The word understanding is very important here because I would say the overwhelming part of what we do in schools has nothing to do with understanding. It has to do with memorizing material and feeding it back in the form of short-answer tests. Understanding for me, on the other hand, is taking something that you've learned, a skill, a bit of knowledge, a concept, and applying it appropriately in a new situation. We very rarely ask students to do that. The most interesting finding of cognitive science for education is that when we ask even the best students in the best schools to make use of the knowledge in a new situation, they don't typically know how to do it.

JB: Maybe the premise of schools should be how to take tests. I became very good at it I'm not being ironic.

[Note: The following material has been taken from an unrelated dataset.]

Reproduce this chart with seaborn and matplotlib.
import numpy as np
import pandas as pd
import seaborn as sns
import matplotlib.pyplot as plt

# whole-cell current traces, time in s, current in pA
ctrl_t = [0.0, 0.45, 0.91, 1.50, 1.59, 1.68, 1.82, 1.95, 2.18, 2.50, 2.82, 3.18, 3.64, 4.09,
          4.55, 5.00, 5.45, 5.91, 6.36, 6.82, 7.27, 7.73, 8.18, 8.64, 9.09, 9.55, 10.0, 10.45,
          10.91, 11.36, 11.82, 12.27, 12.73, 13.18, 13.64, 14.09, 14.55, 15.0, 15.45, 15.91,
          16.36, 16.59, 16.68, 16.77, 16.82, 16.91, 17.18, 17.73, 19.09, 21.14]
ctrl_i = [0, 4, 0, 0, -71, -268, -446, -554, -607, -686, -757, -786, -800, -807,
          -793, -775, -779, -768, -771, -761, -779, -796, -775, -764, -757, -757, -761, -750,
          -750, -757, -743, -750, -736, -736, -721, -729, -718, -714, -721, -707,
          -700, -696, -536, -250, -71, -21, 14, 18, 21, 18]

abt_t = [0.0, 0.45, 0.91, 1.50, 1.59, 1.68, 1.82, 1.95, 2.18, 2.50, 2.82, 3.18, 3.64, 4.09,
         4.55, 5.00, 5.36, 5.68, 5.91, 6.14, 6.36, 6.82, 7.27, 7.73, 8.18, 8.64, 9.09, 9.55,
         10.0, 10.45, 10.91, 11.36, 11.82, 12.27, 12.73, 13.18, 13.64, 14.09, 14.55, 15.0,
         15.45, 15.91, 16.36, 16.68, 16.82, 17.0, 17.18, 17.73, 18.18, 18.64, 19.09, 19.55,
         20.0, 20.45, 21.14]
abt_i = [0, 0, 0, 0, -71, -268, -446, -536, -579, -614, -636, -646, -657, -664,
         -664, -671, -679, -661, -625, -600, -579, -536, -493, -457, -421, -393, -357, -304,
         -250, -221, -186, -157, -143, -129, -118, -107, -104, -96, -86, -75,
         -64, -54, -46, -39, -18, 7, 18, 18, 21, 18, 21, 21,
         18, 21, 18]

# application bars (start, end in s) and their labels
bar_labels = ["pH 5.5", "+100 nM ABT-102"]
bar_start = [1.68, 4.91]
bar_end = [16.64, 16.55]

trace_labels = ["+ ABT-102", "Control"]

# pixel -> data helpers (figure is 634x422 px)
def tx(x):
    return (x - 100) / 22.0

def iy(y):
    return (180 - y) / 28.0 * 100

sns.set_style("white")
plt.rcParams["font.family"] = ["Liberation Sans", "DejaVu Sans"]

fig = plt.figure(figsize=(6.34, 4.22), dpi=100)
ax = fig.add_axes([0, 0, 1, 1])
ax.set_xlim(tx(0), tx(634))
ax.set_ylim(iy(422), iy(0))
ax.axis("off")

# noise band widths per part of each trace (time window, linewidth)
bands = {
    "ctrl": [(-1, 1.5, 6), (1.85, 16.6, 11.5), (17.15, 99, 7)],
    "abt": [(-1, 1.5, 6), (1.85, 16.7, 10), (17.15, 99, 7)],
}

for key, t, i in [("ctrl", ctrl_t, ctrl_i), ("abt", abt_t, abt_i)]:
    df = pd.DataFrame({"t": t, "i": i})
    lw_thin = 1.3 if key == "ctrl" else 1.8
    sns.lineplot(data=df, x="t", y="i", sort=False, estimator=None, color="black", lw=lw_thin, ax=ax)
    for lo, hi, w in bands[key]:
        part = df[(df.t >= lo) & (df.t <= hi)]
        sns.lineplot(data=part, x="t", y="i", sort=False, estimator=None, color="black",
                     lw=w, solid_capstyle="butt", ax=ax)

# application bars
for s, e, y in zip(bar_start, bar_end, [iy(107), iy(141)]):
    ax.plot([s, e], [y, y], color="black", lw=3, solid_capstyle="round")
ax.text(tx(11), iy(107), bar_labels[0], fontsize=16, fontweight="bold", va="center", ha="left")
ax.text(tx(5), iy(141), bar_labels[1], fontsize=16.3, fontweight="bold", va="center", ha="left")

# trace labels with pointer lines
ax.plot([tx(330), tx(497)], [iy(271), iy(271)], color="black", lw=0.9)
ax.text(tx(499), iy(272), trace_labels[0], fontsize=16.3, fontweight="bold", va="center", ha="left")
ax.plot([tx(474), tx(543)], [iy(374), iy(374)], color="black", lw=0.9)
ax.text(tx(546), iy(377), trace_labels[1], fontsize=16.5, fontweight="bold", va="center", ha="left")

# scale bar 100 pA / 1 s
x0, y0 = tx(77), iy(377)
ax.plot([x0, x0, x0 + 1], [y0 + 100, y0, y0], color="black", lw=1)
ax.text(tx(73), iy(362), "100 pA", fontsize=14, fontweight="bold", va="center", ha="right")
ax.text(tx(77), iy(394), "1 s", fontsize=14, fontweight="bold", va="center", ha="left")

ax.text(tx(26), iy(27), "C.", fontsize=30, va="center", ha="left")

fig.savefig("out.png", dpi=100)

GARDNER: What you're saying is more true than you may realize. By and large throughout history, schools have not known exactly what it is that they want to do, but those who fund and operate schools have known that they want to have people who are responsible, and show up, and can master a task. So over the years they have developed what we might call ersatzes. If you wanted to go to Harvard College a hundred years ago, you had to be able to read Latin, Greek and Hebrew. Nobody went out and did a job where they had to read Latin, Greek and Hebrew. Nowadays it's mastering a certain amount of mathematics, even though almost nobody will be using that mathematics when they go on. They are hurdles which we set up to discover whether somebody has the Yiddish word is yechas, the German word is sitzfleisch to sit down and do something they don't really want to do.

Suddenly the notion of seeing whether people can memorize lots of stuff and can sit down and study becomes irrelevant. Because we can get computers and other kinds of instrumentation to do that for us. We don't need to remember the capital of Montana because it is likely to be at our fingertips. When I talk about being able to understand the discipline so that we can approach fundamental questions, I mean that we need to be able to train ways of thinking, so when new stuff comes along, people will be able to say, "Gee, I know how to approach that because of some ways of thinking that I've learned;" or if not, at least I have some recourse where I can go to figure out what to do. And this can be other people, or books, or some kind of training that you do yourself or with a simulation there are many options.

The notion of coverage, of going through a bunch of disciplines, and learning facts and concepts, is assessed by schools all over the world. It's never been a very good idea, but now it's really irrelevant. I would throw away 95 percent of the coverage that we do; figure out really important questions and issues, and give people lots and lots of time to learn about how disciplined minds think about those issues, and then to practice those disciplines themselves.